WASHINGTON — Iran has failed to shape Iraq into an “client state” in its own image and will lose one of its few remaining allies as “inevitable” change comes to Syria, a top US official said Tuesday.
US National Security Advisor Tom Donilon said Iran was also increasingly isolated in its own neighborhood, in a firm defense of President Barack Obama’s drive to punish Iran for its nuclear program.
Donilon said Iran’s supreme leader Ayatollah Ali Khamenei and President Mahmoud Ahmadinejad were increasingly headed for confrontation amid fissures developing in the ruling class under the pressure of Western sanctions.
“Just as the regime is increasingly isolated and losing its legitimacy at home, Iran is increasingly isolated in the region. The regional balance of power is tipping against Iran,” Donilon said at the Brookings Institution.
“Next door, Iran has failed in its effort to shape Iraq into a client state in its own image,” Donilon said, weeks before the last US troops leave Iraq.
“In fact, Iraqis are moving in the opposite direction — building a sovereign, democratic state with a strong aversion to illicit outside interference.
“Iraq and Iran have very different visions of their future.”
The United States has repeatedly accused elements of the Iranian government and elite Revolutionary Guards of arming Iraqi factions hostile to Washington’s military presence in Iraq.
Fears have mounted in Washington that Iran could exploit a security vacuum following the departure of all US forces from Iraq by the end of the year, after talks failed on an extended American training mission in the country.
Donilon spoke a day after the United States, Canada and Britain imposed new sanctions targeting Iran’s finance and petrochemical sector following reports by the UN nuclear watchdog of “credible” evidence on Tehran’s nuclear weapons work.
Iran dismissed the report as “baseless” and biased.
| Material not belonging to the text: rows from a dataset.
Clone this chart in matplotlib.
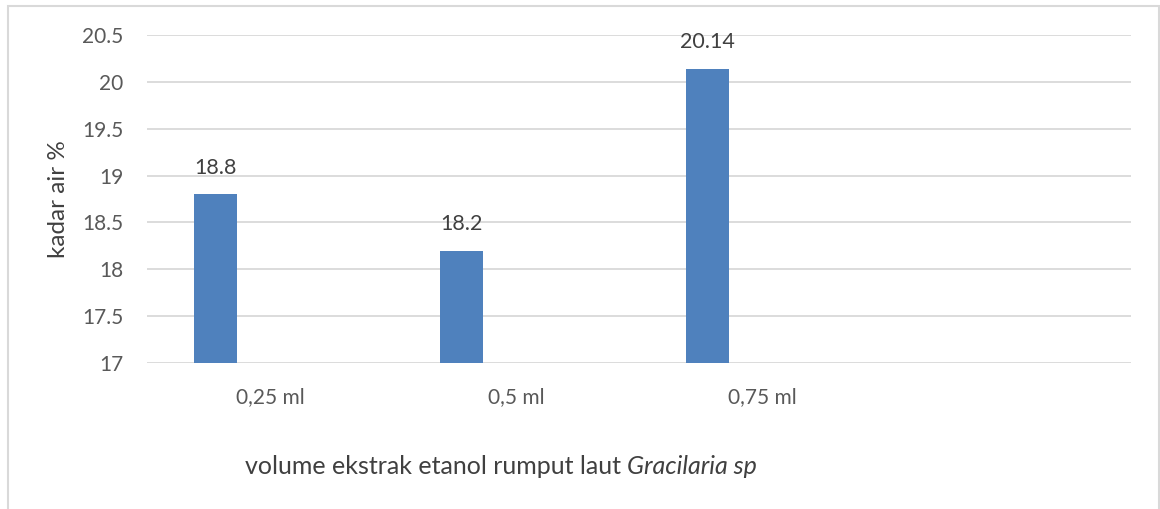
import matplotlib
matplotlib.use("Agg")
import matplotlib.pyplot as plt
from matplotlib.patches import Rectangle
import numpy as np

# data
categories = ["0,25 ml", "0,5 ml", "0,75 ml", ""]
kadar_air = [18.8, 18.2, 20.14]
value_labels = ["18.8", "18.2", "20.14"]
y_ticks = [17, 17.5, 18, 18.5, 19, 19.5, 20, 20.5]

plt.rcParams["font.family"] = ["Lato", "DejaVu Sans"]

fig = plt.figure(figsize=(11.6, 5.09), dpi=100)
ax = fig.add_axes([0.1267, 0.2868, 0.975 - 0.1267, 0.9312 - 0.2868])

x = np.arange(len(categories))
bar_x = x[:len(kadar_air)] - 0.2215
ax.bar(bar_x, np.array(kadar_air) - 17, bottom=17, width=0.175, color="#4F81BD", zorder=3)

for bx, val, lab in zip(bar_x, kadar_air, value_labels):
    ax.annotate(lab, (bx, val), xytext=(0, 12), textcoords="offset points",
                ha="center", va="bottom", fontsize=15.5, color="#404040")

ax.set_xlim(-0.5, len(categories) - 0.5)
ax.set_ylim(17, 20.5)
ax.set_yticks(y_ticks)
ax.set_yticklabels([("%g" % t) for t in y_ticks])
ax.set_xticks(x)
ax.set_xticklabels(categories)
ax.tick_params(axis="both", length=0, labelsize=15, labelcolor="#595959")
ax.tick_params(axis="y", pad=17)
ax.tick_params(axis="x", pad=17)
ax.yaxis.grid(True, color="#D9D9D9", linewidth=1.3, zorder=0)
for s in ax.spines.values():
    s.set_visible(False)

ax.set_ylabel("kadar air %", fontsize=17.5, color="#404040")
ax.yaxis.set_label_coords(-(147 - 69) / 984, 0.5)

# axis title, with the species name in italic
t1 = fig.text(245 / 1160, 1 - 466 / 509, "volume ekstrak etanol rumput laut ",
              fontsize=18, color="#404040", ha="left", va="center")
fig.canvas.draw()
bb = t1.get_window_extent()
fig.text(bb.x1 / fig.bbox.width, 1 - 466 / 509, "Gracilaria sp", fontsize=18,
         style="italic", color="#404040", ha="left", va="center")

# chart border
fig.patches.append(Rectangle((8 / 1160, -0.05), (1159 - 8) / 1160, 1.05 - 6 / 509,
                             transform=fig.transFigure, fill=False,
                             edgecolor="#D9D9D9", linewidth=1.5))

fig.savefig("out.png", dpi=100)
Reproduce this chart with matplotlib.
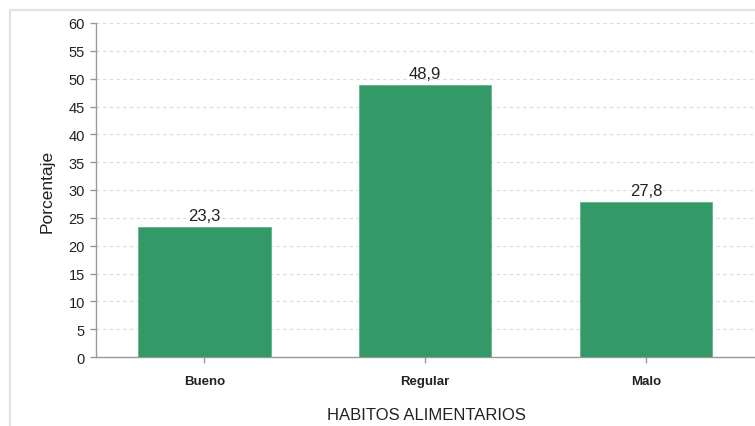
# grafico de barras: habitos alimentarios (porcentaje)

import matplotlib.pyplot as plt
from matplotlib.patches import Rectangle
import numpy as np

plt.rcParams['font.family'] = ['Liberation Sans', 'DejaVu Sans']

categorias = ["Bueno", "Regular", "Malo"]
porcentajes = [23.3, 48.9, 27.8]
etiquetas = ["23,3", "48,9", "27,8"]
yticks = np.arange(0, 61, 5)

W, H = 755, 427
fig = plt.figure(figsize=(W / 100, H / 100), dpi=100)
fig.patch.set_facecolor("white")

# marco exterior gris claro
fig.patches.append(Rectangle((10 / W, -0.1), 1.2, 1.1 - 11 / H, transform=fig.transFigure,
                             fill=False, edgecolor="#e3e3e3", linewidth=1.6))

ax = fig.add_axes([96 / W, 1 - 358 / H, 1 - 96 / W + 0.002, (358 - 24) / H])
x = np.arange(len(categorias))
barras = ax.bar(x, porcentajes, width=0.6, color="#339966", edgecolor="#5fb58a",
                linewidth=0.6, zorder=3)

for b, t in zip(barras, etiquetas):
    ax.annotate(t, (b.get_x() + b.get_width() / 2, b.get_height()),
                xytext=(0, 3), textcoords="offset points",
                ha="center", va="bottom", fontsize=12, color="#222222")

ax.set_xlim(-0.49, 2.5)
ax.set_ylim(0, 60)
ax.set_yticks(yticks)
ax.set_xticks(x)
ax.set_xticklabels(categorias, fontsize=9.5, fontweight="bold", color="#222222")
ax.tick_params(axis="y", labelsize=10.5, colors="#999999", labelcolor="#222222",
               length=4, width=1, pad=4)
ax.tick_params(axis="x", colors="#999999", labelcolor="#222222",
               length=4, width=1, pad=9)

ax.grid(axis="y", linestyle=(0, (3, 3)), color="#dadada", linewidth=0.8, zorder=0)
ax.set_axisbelow(True)

for s in ["top", "right"]:
    ax.spines[s].set_visible(False)
for s in ["left", "bottom"]:
    ax.spines[s].set_color("#999999")
    ax.spines[s].set_linewidth(1)

ax.set_ylabel("Porcentaje", fontsize=12.5, color="#222222", labelpad=10)
ax.set_xlabel("HABITOS ALIMENTARIOS", fontsize=12, color="#222222", labelpad=14)

plt.savefig("out.png", dpi=100)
It insists its nuclear program is for exclusively peaceful, civilian purposes.
Donilon also said that Iran had failed in its efforts to intimidate Gulf states, saying Gulf Cooperation Council members were more willing than ever to challenge Tehran.
“Iran is basically down to just two principal remaining allies — the Assad clique in Syria and Hezbollah. And, like Iran, they too are fundamentally at odds with the democratic forces now sweeping the region.
“The handwriting is on the wall. Change is inevitable,” said Donilon, adding the demise of President Bashar al-Assad’s regime would constitute Iran’s “greatest setback in the region” and restack the balance of power.
Earlier however, there were new signs of a cracking in the united front against Tehran that has permitted four rounds of UN Security Council sanctions, as Russia also criticized the Western sanctions.